Then Shane had to take an unexpected trip to the US for 9 days to attend the funeral of his grandmother in St. Paul, Minnesota which was very unfortunate. While he was gone I was in Negril at the Close of Service (COS) Conference for our group of volunteers. You can see most of the "surviving" members Group 76 in the picture above. Out of the 62 volunteers that flew to Jamaica with us in July 2005, only 38 have made it this far. We are definitely proud of ourselves for being among those who have stuck it out! It was really great to see all the other volunteers at the Conference, some people I hadn't seen since our last group conference in November 2005. And it started to put some closure on this whole experience; things are really starting to wind down now!

Shane returned last Tuesday with some very lovely surprises from the US - mini bottles of diet Coke, dark chocolate M&Ms and natural peanut butter! Since then we have been working on a Microsoft Access Workshop that we are going to be doing for our coworkers. We checked out the new (and only) Mexican restaurant in Kingston for dinner Friday night and we were pleasantly surprised with how fabulous it was. They had chips & salsa, guacamole, and Corona's with lime! I predict we shall be visiting often. Other than that our weekend was pretty typical - our apartment was unbearably hot and we had little to no water. All the more reason to spend as many weekends as possible traveling before we leave!

- Kaelyn

Wednesday, April 25, 2007

Cold Cinema, Rocking Restaurant, and a Van with A View

A few interesting things happened over the past weekend when we traveled to Ocho Rios (aka Ochi) to visit our friend Darius.

If you had read our blog posts from the fall of 2005, you probably don't remember what they said.
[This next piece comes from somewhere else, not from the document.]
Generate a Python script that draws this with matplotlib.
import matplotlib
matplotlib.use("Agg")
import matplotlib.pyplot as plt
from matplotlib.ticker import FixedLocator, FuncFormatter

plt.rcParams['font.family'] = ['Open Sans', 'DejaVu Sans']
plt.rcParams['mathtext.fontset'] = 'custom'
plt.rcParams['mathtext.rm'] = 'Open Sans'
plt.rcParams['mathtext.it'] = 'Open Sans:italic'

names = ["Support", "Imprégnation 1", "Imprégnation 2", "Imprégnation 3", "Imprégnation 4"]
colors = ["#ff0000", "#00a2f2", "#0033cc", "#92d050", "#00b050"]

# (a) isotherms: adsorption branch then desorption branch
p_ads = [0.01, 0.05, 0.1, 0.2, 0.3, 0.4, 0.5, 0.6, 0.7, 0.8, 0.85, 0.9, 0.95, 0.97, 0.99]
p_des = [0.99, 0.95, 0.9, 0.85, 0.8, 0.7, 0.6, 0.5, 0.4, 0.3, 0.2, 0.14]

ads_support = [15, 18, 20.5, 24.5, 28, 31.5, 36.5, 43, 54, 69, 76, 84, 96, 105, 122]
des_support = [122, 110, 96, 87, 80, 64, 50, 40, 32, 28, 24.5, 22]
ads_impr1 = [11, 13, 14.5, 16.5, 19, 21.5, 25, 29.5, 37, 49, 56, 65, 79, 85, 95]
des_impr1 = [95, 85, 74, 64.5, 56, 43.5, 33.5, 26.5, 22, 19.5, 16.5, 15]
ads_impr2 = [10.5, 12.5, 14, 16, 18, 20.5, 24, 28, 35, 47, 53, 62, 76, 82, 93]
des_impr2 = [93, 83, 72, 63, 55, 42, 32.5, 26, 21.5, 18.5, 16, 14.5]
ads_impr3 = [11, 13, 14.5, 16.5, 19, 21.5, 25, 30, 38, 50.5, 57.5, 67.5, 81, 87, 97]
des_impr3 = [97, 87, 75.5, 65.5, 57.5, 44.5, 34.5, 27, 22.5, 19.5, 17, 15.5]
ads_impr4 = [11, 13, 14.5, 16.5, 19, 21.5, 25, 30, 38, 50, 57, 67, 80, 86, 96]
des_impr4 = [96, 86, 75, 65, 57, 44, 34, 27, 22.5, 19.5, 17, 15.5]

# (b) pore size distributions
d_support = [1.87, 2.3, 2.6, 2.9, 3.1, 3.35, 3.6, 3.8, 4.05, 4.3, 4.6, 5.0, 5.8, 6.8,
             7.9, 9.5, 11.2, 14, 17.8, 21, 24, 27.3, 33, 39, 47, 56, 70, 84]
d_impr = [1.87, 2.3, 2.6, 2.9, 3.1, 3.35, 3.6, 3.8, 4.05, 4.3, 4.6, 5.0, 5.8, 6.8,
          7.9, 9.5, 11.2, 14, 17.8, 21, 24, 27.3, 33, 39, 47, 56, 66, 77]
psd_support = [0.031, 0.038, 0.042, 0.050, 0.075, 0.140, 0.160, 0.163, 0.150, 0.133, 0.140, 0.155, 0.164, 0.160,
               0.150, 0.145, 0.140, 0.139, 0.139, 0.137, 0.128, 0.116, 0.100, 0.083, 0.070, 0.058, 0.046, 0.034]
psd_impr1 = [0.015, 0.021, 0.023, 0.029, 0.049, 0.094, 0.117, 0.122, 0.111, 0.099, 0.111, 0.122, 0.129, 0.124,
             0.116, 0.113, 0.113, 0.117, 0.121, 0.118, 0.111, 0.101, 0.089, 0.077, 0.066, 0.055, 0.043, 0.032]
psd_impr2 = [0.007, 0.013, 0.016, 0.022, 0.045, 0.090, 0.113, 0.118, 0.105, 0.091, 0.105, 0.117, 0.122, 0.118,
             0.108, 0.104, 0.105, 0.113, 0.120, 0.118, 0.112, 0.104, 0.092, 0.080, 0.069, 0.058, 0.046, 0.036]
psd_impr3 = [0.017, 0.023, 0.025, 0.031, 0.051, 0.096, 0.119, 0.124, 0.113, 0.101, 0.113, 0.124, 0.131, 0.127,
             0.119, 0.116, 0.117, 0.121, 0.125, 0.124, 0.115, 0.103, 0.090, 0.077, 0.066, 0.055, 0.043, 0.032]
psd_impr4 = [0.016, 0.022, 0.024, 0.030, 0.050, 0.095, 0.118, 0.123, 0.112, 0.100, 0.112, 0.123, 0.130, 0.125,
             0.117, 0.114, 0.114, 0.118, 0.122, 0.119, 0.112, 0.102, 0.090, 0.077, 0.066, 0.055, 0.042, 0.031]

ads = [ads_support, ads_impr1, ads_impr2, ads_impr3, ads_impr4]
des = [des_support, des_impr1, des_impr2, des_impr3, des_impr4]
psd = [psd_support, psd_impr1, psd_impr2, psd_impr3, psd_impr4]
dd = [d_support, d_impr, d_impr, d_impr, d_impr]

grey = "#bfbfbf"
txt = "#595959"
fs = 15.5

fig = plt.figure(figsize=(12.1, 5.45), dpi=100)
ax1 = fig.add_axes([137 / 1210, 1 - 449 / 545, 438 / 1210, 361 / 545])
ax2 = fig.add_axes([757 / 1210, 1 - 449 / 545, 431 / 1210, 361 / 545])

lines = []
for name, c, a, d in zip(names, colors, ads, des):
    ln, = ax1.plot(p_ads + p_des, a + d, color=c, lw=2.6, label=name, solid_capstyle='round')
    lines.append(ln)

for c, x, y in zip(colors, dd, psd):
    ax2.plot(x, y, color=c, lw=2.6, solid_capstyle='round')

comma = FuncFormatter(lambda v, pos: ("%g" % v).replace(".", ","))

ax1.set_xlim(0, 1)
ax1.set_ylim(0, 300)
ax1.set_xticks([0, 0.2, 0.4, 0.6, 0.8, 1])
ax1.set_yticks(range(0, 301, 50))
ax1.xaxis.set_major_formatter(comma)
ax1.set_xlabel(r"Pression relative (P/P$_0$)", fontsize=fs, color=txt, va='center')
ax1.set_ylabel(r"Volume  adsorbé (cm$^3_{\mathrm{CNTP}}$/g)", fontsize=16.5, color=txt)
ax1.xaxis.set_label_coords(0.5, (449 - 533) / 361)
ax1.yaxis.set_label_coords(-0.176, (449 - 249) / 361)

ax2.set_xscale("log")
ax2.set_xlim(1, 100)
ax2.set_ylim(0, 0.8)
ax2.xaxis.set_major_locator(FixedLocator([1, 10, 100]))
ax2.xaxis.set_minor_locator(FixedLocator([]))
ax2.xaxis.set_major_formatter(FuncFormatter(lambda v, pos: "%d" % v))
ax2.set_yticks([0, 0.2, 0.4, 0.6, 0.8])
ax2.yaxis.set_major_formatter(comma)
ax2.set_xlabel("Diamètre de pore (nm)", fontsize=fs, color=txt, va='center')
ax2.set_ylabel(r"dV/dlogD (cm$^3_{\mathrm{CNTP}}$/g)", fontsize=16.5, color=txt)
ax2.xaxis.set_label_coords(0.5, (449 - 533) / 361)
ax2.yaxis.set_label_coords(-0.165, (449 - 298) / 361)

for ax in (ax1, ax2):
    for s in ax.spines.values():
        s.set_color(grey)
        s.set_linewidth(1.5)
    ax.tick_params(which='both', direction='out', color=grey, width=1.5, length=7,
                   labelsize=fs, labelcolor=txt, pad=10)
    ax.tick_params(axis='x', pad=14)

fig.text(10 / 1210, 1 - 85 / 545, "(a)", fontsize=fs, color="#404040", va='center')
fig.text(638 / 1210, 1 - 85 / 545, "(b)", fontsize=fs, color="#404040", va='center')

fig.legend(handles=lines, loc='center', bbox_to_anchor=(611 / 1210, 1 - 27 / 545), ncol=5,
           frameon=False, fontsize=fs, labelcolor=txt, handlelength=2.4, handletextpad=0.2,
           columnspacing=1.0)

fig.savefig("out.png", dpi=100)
So I will refresh your memory, we used to go to the movie theatre in Portmore and see whatever was playing there on 2 for 1 Tuesdays. Sadly, that theatre was closed down at the end of 2005 because it was crappy. There are other cinemas in Jamaica, but they are harder to travel to than the one that used to be in Portmore. Because of the difficulty in getting to the cinema, Pirates of the Caribbean 2 was the last film we saw, on July 16, 2006. So when we noticed that Meet the Robinsons was playing as the matinee in Ochi, we had to go. The movie was very entertaining, if a tad manic and confusing. But the whole package -- popcorn, a/c, darkened theatre, loud speakers, and weird animated characters -- made it a diverting experience.

Later that night, we went to the newly opened Hard Rock Cafe. Did you know there are about 200 of these things around the world? It was fun there, though, because they have one of the only happy hours that I have seen in Jamaica. This means buy one drink get one free, and unlimited gratis chips and salsa. The deal used to cover all blended and premium drinks and all types of beer, until the Hard Rock Jamaica was informed by corporate that the special only pertains to rum drinks and Red Stripe. Still a good deal. They also show music videos and concert clips from a range of performers such as The Bangles, ABBA, and Panic! At the Disco. A weird mix of 80's, 90's, and current rock/pop bands.
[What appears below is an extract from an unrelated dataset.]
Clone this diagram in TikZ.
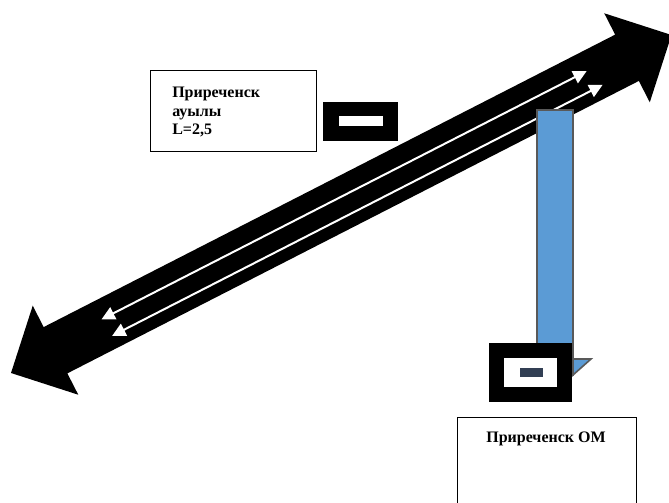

The other interesting thing was on the trip home on the minibus. Since Mt. Rosser was blocked due to repairs, we had to take a detour onto a small road that parallels the Mt. Rosser route. But it had an awesome view of the hilly country in southern St. Ann that is similar to Cockpit Country. The road was about at the top of the hill, with a valley to the right that went straight down. From the road, the hills in the distance look like an infinite line of egg cartons, but each one is hundreds of feet high.
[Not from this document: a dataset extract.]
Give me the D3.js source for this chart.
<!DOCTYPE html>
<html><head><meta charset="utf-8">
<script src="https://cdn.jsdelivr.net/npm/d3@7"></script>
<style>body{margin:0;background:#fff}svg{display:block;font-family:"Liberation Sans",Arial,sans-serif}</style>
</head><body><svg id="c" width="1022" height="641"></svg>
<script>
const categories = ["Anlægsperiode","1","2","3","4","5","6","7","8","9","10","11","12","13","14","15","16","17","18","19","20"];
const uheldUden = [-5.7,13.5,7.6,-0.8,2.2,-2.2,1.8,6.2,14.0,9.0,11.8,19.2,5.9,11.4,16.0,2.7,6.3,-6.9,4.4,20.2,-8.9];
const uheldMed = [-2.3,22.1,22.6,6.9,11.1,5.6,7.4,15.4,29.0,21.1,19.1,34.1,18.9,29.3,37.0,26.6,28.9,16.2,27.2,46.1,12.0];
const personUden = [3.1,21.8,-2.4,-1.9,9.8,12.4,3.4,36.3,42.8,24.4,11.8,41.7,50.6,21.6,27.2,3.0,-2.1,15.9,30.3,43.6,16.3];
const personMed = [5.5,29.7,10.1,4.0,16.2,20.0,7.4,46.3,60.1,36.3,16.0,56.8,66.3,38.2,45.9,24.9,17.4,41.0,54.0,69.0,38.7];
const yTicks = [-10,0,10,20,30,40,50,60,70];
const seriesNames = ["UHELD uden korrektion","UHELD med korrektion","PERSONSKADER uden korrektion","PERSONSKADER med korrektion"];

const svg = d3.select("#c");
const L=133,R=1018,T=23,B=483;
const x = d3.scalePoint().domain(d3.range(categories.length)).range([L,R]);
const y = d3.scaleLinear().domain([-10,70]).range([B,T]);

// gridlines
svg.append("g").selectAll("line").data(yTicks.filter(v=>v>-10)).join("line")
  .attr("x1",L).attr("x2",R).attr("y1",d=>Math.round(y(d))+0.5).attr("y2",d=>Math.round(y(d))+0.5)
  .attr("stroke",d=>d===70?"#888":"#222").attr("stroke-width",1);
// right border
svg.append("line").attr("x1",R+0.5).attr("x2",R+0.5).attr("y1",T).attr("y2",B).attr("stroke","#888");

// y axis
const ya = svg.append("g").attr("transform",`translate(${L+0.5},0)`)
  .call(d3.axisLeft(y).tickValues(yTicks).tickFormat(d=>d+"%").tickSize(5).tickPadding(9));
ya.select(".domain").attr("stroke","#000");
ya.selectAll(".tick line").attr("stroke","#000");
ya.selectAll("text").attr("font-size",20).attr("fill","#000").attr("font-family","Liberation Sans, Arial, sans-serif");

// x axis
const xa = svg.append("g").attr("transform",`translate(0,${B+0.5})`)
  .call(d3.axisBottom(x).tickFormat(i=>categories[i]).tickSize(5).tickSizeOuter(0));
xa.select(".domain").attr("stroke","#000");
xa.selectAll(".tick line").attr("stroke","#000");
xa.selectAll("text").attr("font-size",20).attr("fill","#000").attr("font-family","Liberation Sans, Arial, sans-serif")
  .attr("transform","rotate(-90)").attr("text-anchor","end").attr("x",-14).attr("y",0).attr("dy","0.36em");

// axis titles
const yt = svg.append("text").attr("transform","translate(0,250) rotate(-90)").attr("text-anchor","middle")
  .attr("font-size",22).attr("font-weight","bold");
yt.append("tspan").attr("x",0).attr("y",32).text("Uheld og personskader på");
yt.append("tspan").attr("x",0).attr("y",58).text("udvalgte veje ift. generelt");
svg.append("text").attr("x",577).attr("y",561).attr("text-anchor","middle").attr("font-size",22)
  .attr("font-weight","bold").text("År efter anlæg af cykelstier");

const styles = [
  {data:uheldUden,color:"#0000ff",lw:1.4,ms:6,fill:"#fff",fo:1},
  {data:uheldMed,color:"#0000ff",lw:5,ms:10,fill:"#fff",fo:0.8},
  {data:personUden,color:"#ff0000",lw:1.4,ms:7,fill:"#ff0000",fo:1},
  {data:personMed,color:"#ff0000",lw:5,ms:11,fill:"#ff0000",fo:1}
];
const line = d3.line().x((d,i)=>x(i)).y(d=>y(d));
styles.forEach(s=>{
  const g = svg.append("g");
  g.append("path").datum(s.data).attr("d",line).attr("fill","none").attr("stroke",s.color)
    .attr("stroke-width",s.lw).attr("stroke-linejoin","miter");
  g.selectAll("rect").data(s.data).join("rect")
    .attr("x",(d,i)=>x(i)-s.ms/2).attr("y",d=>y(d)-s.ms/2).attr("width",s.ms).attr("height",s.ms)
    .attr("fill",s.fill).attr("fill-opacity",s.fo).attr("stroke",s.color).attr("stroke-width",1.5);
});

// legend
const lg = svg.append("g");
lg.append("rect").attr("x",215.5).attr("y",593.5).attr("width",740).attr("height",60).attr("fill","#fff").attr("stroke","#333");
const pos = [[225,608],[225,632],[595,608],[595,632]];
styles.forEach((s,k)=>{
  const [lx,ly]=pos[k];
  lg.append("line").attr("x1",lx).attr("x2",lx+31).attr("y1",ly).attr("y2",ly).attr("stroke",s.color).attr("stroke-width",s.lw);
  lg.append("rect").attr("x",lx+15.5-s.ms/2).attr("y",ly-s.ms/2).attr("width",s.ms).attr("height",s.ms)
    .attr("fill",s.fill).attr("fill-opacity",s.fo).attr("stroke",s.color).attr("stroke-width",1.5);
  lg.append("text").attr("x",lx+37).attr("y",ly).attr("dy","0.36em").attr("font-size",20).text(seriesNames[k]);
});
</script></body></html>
Thanks Darius for a really fun time.


Monday, April 23, 2007

Jamaican Idol?

Rising Stars Stage

Rising Stars is a Jamaican show that discovers new talent through a televised singing contest in which people can vote for their favorite singer by phone, similar to American Idol in the United States. It is very popular in Jamaica, and the island has a huge number of aspiring singers and musical artists. This past weekend, we happened to be in Ochi visiting a friend and the Rising Stars auditions were taking place there as well.

The auditions were held at Island Village, a shopping, dining, and entertainment complex located near the cruise ship dock in Ocho Rios. There were about 400 contestants lined up, but according to the Gleaner this was a lot less than last year. There was very little excitement in the air at Island Village. What we noticed most was the police, wooden barriers, and checkpoints that made it hard to move around the area.

The main problem with the auditions, though, is that they didn't broadcast the singers through a PA system. So there was people watching, people singing, a stage ... but no sound to be heard. Why hold the auditions in a very public outdoor venue if you are not going to let the public hear the auditions? If you don't want people to hear them, hold the tryouts indoors.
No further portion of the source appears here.